Leighton Baines’ late penalty caught Manchester United cold as Everton secured a morale-boosting draw from a match punctuated by controversy.
The summer appointments of Ronald Koeman and Jose Mourinho brought an injection of excitement to these clubs, yet both approached Sunday’s clash needing to kick-start their Premier League campaign.
Zlatan Ibrahimovic’s first-half lobbed effort looked set to have given United the victory, only for Marouane Fellaini’s calamitous challenge to gift former club Everton a penalty that Baines slotted home to secure a 1-1 draw.
It was a third straight draw in the league for Mourinho’s men, leaving them 13 points off the lead and nine points off a top-four berth.
Everton may have only won once in nine league matches but there was an air of relief around Goodison Park at the final whistle.
Marcos Rojo had somehow avoided an early red card for a two-footed lunge and Ibrahimovic put United ahead before the break, with his lob going in via the crossbar and post.
The veteran Swede may face retrospective action should he be deemed to have purposely caught Seamus Coleman’s head with his boot, but the main concern for Mourinho right now is another winless match.
David de Gea’s late heroics were undone by substitute Fellaini taking down Idrissa Gana Gueye, with Baines slotting home the leveller.
It was solid end to a match that started poorly for the Toffees, with the first half punctured by groans from the Goodison Park faithful as their side struggled to muster a single shot on target.
United were not much better but Paul Pogba flashed an early strike over, before Anthony Martial, unaware the offside flag had been raised, forced Maarten Stekelenburg into a near-post stop.
Refereeing was the main talking point of a drab opening period as Gareth Barry somehow avoided a booking for a challenge on Ibrahimovic.

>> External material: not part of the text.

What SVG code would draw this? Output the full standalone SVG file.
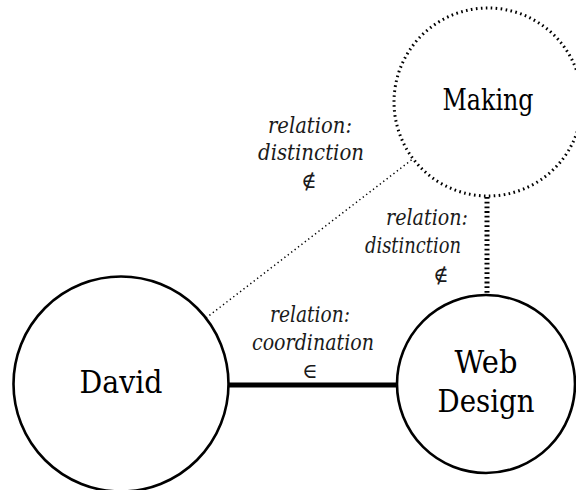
<svg xmlns="http://www.w3.org/2000/svg" width="576" height="490" viewBox="0 0 576 490">
  <defs>
    <style>
      .node { fill: #ffffff; stroke: #000000; stroke-width: 2.6; }
      .dotted-node { fill: #ffffff; stroke: #000000; stroke-width: 3; stroke-dasharray: 1.6 3.4; }
      .name { font-family: "DejaVu Serif", serif; fill: #000000; text-anchor: middle; }
      .rel { font-family: "DejaVu Serif", serif; font-style: italic; font-size: 22px; fill: #1a1a1a; text-anchor: middle; }
      .sym { font-family: "DejaVu Serif", serif; font-size: 21px; fill: #1a1a1a; text-anchor: middle; }
      .solid { stroke: #000000; stroke-width: 5; fill: none; }
      .thin-dots { stroke: #000000; stroke-width: 1.5; stroke-dasharray: 1.3 3; fill: none; }
      .tick-dots { stroke: #000000; stroke-width: 5; stroke-dasharray: 1.8 2.9; fill: none; }
    </style>
  </defs>

  <rect x="0" y="0" width="576" height="490" fill="#ffffff"/>

  <!-- connectors -->
  <g id="connectors">
    <line class="thin-dots" x1="206" y1="318" x2="414" y2="158"/>
    <line class="solid" x1="228" y1="385" x2="398" y2="385"/>
    <line class="tick-dots" x1="487" y1="197" x2="487" y2="294"/>
  </g>

  <!-- relation labels -->
  <g id="labels">
    <text class="rel" x="310" y="133" textLength="84" lengthAdjust="spacingAndGlyphs">relation:</text>
    <text class="rel" x="311" y="160" textLength="106" lengthAdjust="spacingAndGlyphs">distinction</text>
    <text class="sym" x="309" y="188">∉</text>

    <text class="rel" x="427" y="225" textLength="82" lengthAdjust="spacingAndGlyphs">relation:</text>
    <text class="rel" x="413" y="253" textLength="96" lengthAdjust="spacingAndGlyphs">distinction</text>
    <text class="sym" x="441" y="282">∉</text>

    <text class="rel" x="310" y="322" textLength="80" lengthAdjust="spacingAndGlyphs">relation:</text>
    <text class="rel" x="313" y="350" textLength="122" lengthAdjust="spacingAndGlyphs">coordination</text>
    <text class="sym" x="310" y="378">∈</text>
  </g>

  <!-- nodes -->
  <g id="node-making">
    <circle class="dotted-node" cx="488" cy="102" r="94"/>
    <text class="name" x="488" y="110" font-size="29" textLength="91" lengthAdjust="spacingAndGlyphs">Making</text>
  </g>

  <g id="node-david">
    <circle class="node" cx="121" cy="384" r="107.5"/>
    <text class="name" x="121" y="393" font-size="31" textLength="83" lengthAdjust="spacingAndGlyphs">David</text>
  </g>

  <g id="node-web-design">
    <circle class="node" cx="486" cy="384" r="89"/>
    <text class="name" x="486" y="373" font-size="32" textLength="63" lengthAdjust="spacingAndGlyphs">Web</text>
    <text class="name" x="486" y="412" font-size="32" textLength="97" lengthAdjust="spacingAndGlyphs">Design</text>
  </g>
</svg>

It was the 16th-minute decision to give Rojo a yellow card that was most perplexing, though. The Argentina defender started solidly, only to fly into a two-footed challenge on Gueye – a challenge that should have led to Michael Oliver dishing out a straight red card.
It was a reprieve for United, as was a Yannick Bolasie cross which evaded Kevin Mirallas at the far post, and one the visitors looked unable to build on before the break.
Barry’s belated booking looked to be the only thing for United fans to cheer until their side stepped things up before the break.
Ramiro Funes Mori, in for Phil Jagielka, got back brilliantly to thwart Henrikh Mkhitaryan, but Everton’s backline would be unlocked in the 42nd minute.
Martial hit a hopeful long ball from deep and Ibrahimovic kept his cool as Stekelenburg darted off his line, lobbing the ball from the edge of the box. The effort bounced onto the crossbar and post, before backspin took it over the line before Mori could hack clear.
A smattering of boos greeted the half-time whistle after another poor Everton display.
Koeman’s men certainly looked sharper and Mirallas forced a fine reaction save from De Gea after bursting into the box past Rojo.
Ibrahimovic saw a volley blocked having angered Everton players for a tussle with Coleman, catching the full-back’s head with his boot after tangling on the deck.
Whether it was intentional or not is up for debate, but Barry let the striker know his feelings.
The hosts’ anger was nearly compounded in the 60th minute as Mkhitaryan saw an effort blocked, before the ball was played out wide to Michael Carrick. The midfielder’s cross to the back post was chested by Ander Herrera and struck onto the post.
Koeman grimaced as Bolasie and Coleman were forced off in quick succession – but the Toffees rallied manfully in the closing stages.
A swerving Gueye strike stung the palms of De Gea, whose agility was put to the test when denying a Mason Holgate header.
A point-blank stop from substitute Enner Valencia followed as United looked set to hold out, only for Fellaini to cost his side victory.
Bringing down Gueye in the box allowed Baines the chance from the spot, which the left-back rifled home.
The home side pushed for a winner but had to make do with a hard-fought draw.